Problem to solve: Within the material below, transcribe exactly the lines from the one holding "Output the Python" through the one holding "import pandas as pd", keeping both ends and skipping the rest.

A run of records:

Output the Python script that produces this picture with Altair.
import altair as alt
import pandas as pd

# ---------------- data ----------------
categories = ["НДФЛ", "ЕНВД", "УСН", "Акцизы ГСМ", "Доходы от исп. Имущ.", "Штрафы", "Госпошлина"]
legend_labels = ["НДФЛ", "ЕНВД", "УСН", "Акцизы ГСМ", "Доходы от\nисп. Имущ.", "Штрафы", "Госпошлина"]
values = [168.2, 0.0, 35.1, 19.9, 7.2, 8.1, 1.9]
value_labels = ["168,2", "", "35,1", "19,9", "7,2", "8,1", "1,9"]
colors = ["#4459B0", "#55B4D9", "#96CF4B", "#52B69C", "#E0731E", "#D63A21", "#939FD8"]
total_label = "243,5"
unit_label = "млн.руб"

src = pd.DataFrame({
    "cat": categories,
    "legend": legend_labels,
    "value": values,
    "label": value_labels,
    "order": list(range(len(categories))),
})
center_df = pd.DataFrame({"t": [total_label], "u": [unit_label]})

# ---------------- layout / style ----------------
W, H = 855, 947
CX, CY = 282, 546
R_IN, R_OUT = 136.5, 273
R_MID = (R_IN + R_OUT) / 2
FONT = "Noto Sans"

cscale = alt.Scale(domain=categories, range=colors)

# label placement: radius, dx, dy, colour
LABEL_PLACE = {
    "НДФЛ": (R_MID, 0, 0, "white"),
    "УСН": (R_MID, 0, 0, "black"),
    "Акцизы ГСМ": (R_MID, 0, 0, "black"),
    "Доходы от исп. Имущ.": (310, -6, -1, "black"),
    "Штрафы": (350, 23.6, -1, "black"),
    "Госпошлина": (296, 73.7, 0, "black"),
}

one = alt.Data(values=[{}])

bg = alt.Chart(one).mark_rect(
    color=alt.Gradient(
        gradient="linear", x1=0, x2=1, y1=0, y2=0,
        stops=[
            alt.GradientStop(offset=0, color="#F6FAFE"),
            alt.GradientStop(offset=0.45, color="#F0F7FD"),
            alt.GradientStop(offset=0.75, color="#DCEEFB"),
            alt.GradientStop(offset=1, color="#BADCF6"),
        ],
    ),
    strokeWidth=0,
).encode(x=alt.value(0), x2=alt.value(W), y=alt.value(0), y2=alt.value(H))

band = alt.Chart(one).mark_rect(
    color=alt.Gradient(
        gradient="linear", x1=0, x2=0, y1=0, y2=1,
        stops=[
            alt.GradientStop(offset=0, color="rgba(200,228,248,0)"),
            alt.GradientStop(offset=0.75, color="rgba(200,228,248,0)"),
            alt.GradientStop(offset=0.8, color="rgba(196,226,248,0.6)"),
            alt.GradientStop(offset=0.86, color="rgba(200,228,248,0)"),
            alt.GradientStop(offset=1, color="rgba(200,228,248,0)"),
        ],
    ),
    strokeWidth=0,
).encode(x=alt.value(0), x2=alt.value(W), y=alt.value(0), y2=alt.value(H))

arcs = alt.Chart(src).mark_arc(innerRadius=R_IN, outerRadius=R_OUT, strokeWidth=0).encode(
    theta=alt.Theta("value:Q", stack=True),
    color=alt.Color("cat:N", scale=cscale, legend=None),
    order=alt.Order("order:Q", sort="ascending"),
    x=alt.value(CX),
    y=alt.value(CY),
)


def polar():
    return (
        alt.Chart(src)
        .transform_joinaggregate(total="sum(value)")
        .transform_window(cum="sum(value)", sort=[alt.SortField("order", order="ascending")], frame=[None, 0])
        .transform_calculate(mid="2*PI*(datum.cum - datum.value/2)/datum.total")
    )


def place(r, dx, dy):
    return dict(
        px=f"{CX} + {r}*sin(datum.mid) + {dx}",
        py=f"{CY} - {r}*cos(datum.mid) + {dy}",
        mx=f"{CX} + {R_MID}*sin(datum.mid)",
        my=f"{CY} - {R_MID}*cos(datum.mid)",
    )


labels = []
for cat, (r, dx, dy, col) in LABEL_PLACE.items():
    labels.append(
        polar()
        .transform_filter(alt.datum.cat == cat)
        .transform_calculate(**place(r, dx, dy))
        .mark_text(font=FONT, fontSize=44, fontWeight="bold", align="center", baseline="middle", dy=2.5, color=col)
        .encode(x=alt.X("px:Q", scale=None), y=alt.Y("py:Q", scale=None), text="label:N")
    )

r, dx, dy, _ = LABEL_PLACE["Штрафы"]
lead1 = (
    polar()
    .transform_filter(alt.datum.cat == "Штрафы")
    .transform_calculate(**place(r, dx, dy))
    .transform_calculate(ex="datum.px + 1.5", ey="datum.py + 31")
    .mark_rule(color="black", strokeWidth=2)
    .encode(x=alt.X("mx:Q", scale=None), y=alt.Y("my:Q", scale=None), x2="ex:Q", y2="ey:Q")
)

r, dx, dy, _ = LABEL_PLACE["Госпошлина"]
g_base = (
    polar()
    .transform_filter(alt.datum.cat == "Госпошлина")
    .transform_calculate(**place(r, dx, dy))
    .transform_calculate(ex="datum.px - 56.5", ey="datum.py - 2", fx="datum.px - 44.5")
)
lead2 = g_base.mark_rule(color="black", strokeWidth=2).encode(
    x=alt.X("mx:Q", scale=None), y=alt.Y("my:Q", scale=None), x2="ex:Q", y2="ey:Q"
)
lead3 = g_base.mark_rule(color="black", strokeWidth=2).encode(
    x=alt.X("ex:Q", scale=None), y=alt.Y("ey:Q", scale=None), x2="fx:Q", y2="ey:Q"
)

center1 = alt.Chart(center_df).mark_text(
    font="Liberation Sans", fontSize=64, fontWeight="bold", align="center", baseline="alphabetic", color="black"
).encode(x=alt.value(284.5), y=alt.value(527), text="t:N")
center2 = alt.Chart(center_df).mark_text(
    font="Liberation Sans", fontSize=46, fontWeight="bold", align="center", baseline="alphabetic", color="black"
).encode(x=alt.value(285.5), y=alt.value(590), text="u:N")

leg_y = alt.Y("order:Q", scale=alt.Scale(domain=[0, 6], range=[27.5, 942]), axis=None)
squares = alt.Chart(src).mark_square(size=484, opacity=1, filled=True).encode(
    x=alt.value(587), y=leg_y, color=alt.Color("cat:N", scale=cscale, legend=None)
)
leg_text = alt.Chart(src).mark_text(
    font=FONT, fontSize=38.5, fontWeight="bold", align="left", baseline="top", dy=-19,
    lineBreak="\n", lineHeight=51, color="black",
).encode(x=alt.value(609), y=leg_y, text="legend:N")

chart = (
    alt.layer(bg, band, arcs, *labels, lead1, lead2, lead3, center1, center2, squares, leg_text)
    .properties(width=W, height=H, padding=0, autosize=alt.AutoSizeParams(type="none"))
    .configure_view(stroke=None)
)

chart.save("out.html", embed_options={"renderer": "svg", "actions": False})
--
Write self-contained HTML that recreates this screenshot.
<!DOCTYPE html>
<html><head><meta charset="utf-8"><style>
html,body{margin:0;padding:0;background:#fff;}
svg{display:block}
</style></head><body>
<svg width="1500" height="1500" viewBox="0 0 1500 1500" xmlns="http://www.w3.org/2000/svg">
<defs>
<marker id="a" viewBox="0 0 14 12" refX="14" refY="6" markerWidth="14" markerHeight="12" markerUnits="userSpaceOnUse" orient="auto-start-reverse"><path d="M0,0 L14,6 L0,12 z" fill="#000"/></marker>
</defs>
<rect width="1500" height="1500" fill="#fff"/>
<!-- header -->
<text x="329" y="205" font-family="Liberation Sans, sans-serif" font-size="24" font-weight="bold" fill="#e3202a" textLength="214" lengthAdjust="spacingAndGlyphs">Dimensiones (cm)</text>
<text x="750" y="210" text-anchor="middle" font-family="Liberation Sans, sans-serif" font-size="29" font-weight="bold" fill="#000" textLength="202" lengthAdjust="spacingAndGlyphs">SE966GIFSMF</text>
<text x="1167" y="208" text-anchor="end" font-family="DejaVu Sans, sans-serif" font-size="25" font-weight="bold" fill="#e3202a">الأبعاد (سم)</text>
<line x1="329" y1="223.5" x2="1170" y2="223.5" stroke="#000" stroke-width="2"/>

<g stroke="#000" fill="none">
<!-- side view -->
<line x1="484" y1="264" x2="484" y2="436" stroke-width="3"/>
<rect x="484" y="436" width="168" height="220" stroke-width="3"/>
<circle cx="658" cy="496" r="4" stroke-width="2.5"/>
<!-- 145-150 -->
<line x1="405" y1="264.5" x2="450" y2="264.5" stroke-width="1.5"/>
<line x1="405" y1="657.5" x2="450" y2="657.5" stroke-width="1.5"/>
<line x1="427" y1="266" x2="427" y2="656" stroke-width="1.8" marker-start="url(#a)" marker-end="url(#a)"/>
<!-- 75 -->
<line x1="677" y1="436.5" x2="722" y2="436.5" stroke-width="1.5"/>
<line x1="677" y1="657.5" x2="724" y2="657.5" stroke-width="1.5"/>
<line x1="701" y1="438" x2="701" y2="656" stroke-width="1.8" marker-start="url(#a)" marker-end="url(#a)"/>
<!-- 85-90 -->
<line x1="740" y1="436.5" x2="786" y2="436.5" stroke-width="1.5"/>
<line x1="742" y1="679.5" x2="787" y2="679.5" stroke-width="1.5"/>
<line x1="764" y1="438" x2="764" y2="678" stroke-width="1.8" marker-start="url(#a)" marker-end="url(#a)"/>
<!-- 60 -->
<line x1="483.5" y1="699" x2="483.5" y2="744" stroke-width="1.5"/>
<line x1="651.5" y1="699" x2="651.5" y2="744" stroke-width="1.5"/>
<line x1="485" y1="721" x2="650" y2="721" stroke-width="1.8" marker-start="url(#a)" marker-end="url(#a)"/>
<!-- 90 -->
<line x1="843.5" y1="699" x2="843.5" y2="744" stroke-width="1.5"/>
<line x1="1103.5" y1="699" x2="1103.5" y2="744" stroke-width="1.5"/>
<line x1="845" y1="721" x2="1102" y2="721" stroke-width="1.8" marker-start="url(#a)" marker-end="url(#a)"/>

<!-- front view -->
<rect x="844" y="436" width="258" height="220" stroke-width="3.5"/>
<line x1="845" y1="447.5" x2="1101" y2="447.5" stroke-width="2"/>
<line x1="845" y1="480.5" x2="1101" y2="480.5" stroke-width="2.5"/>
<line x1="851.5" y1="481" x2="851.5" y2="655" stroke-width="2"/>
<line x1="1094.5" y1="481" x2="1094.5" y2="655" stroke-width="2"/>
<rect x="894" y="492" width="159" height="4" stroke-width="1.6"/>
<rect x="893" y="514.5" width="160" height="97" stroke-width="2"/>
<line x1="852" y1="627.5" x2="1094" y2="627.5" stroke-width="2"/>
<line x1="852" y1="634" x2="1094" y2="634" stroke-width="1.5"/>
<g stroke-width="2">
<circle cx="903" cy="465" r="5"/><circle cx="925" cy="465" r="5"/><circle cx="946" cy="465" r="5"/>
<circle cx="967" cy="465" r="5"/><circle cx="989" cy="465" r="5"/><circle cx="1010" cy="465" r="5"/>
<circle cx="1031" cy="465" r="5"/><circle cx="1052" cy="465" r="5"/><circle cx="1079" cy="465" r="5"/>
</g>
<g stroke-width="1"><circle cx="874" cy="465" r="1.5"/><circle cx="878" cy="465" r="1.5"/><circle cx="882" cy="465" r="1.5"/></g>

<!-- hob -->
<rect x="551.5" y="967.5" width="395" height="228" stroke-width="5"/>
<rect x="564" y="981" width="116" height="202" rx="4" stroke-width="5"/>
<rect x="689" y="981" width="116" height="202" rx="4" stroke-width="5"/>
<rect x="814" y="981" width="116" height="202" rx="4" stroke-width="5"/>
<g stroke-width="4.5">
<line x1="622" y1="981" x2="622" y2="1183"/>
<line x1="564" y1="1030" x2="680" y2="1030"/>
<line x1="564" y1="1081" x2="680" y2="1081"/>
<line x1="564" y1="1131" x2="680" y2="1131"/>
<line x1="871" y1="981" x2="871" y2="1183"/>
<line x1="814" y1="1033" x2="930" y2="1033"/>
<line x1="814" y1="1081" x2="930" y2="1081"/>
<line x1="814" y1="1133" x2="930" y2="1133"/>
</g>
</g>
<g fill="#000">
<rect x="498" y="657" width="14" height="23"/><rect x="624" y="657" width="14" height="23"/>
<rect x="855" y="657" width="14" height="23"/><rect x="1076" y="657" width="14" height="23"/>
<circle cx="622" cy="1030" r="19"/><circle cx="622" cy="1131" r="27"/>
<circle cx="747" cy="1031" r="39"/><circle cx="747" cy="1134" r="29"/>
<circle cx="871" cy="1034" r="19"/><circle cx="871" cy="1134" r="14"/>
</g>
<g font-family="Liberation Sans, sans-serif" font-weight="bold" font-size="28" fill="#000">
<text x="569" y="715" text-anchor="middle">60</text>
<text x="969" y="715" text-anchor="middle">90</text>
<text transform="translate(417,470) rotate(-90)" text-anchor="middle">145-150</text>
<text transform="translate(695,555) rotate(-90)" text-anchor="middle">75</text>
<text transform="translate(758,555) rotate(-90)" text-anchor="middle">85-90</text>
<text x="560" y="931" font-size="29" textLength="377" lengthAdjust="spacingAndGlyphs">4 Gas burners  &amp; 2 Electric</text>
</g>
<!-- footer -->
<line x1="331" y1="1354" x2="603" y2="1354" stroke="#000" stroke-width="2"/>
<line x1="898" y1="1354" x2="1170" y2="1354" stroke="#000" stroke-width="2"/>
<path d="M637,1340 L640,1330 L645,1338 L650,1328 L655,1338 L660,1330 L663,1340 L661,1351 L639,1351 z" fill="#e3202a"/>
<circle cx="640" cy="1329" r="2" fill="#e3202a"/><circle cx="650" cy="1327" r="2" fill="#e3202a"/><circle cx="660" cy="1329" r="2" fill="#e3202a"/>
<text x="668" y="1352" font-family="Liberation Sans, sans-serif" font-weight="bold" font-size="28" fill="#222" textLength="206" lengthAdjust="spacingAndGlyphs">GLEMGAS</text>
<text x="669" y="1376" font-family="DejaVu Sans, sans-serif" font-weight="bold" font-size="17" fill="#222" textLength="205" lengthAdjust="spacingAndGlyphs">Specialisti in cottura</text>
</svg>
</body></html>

Task output:
Output the Python script that produces this picture with Altair.
import altair as alt
import pandas as pd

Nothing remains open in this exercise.